Wednesday, June 1, 2011

Humor Amid Pain

Two nights ago I took the twenty minute walk into the town of Acteal from the Maya Vinic compound, on the outskirts of the same town. The views looking northwest to peak after peak in these highlands of Chiapas were breathtaking, as the sun was going down and the clouds began to alight with various oranges, yellows, and reds. I finally came upon the sacred ground along the main road where the monument to those 45 women and children killed in the massacre of 1997. The monument, as I mentioned before, took the form of a candle, whose melting wax formed the ghostly bodies of those killed. Apparently, it was fashioned after one presented in Tiananmen Square to honor those killed in that massacre in China.
I walked down a steep flight of stairs to a leveled piece of land along the slope. There was an open auditorium, with five or six half-circles of concrete steps/seats, that faced a level surface where there were a couple wooden crosses and some vinyl signs hanging from the wooden frames of the tin roof above. The signs spoke of the struggle for peace and justice. As I approached a small church to the side of this amphitheater, a young man approached me. With the softest of voices and a dazzled look in his eye, he introduced himself to me and shook my hand. He asked what I was doing there and when I responded that I was only exploring and was going to pay my respects in the church, he asked if he could join.
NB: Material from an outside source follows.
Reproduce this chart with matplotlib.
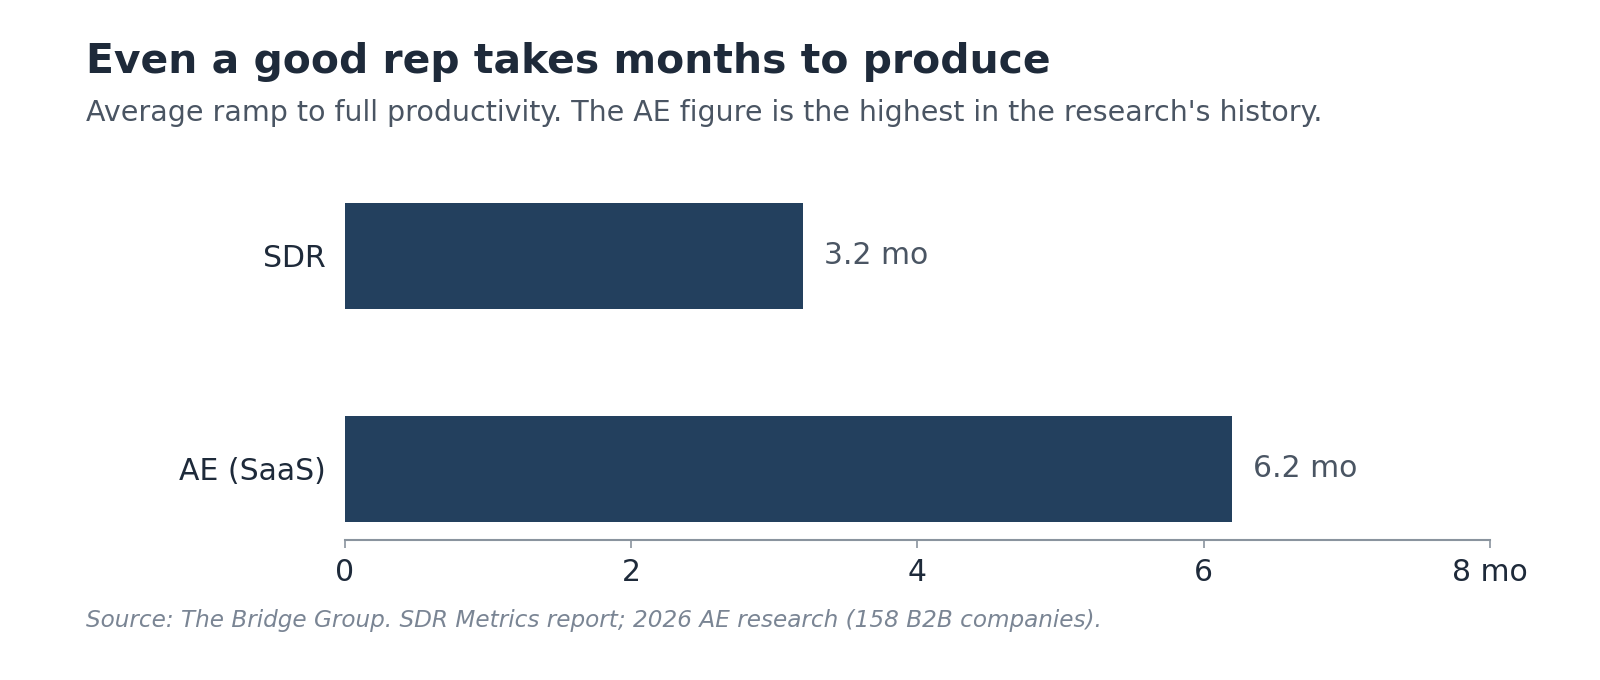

Still a little credulous of who this guy was, I allowed him to come with me and we entered the barren church and sat there in silence for a little while. After several minutes, I got up off of my knees (there were no chairs in the church) and proceeded outside. He followed and asked me if I would like to visit the old church. I said sure, and he took me around back to the edge of the leveled land, behind the new church, where there stood a very small hut, made of wooden planks taken directly from a cut of trees, bark and all, and an earthen floor. Through a very small door we entered and sat there on a pew, taking in the surroundings.
After a little bit, the man, Manuel, began to recount the story of the day of the massacre. He pointed out to me the bullet holes that were still present in the wooden planks that made up the walls. He told me how nine of his family members had died that day. He told me how at the end of the shooting, he was buried under three of his siblings, shot through the head and chest, dying above him. I wondered if the bullet hole sized scar in his forehead was a token from that day, and whether or not this token was what now affected his soft, almost inaudible speech. Manuel told me a story of the last words that his sister spoke to him; of the two things she requested of him: to remember to smile, and to take care of his parents and those in the community. Little did she know that their parents died as well that day.
It had been a long day for me, and the emotion of my day and of Manuel's story got to me - I began to choke up with tears. As we sat there, outside the old church, standing over the beautiful scene of the sunset and the mountains, and this land where the people have been nothing but warm and welcoming to me, I wondered where such pain, misery and evil could possibly come from. Sensing my despair, Manuel pulled me close to him and we embraced for a moment. Holding true to the second favor that his sister had asked, he told me not to fret. He then told me a joke to cheer me up. That Manuel could look back on those moments in his life and have the spirit to encourage and bring cheer to another is something I will never forget. I will never forget that moment, that church, that man. I'm not exactly sure why Manuel happened to be walking in that space that day the same time as I, but I have a feeling it was no coincidence that he was there to touch my heart, and touch my life - and possibly mine his.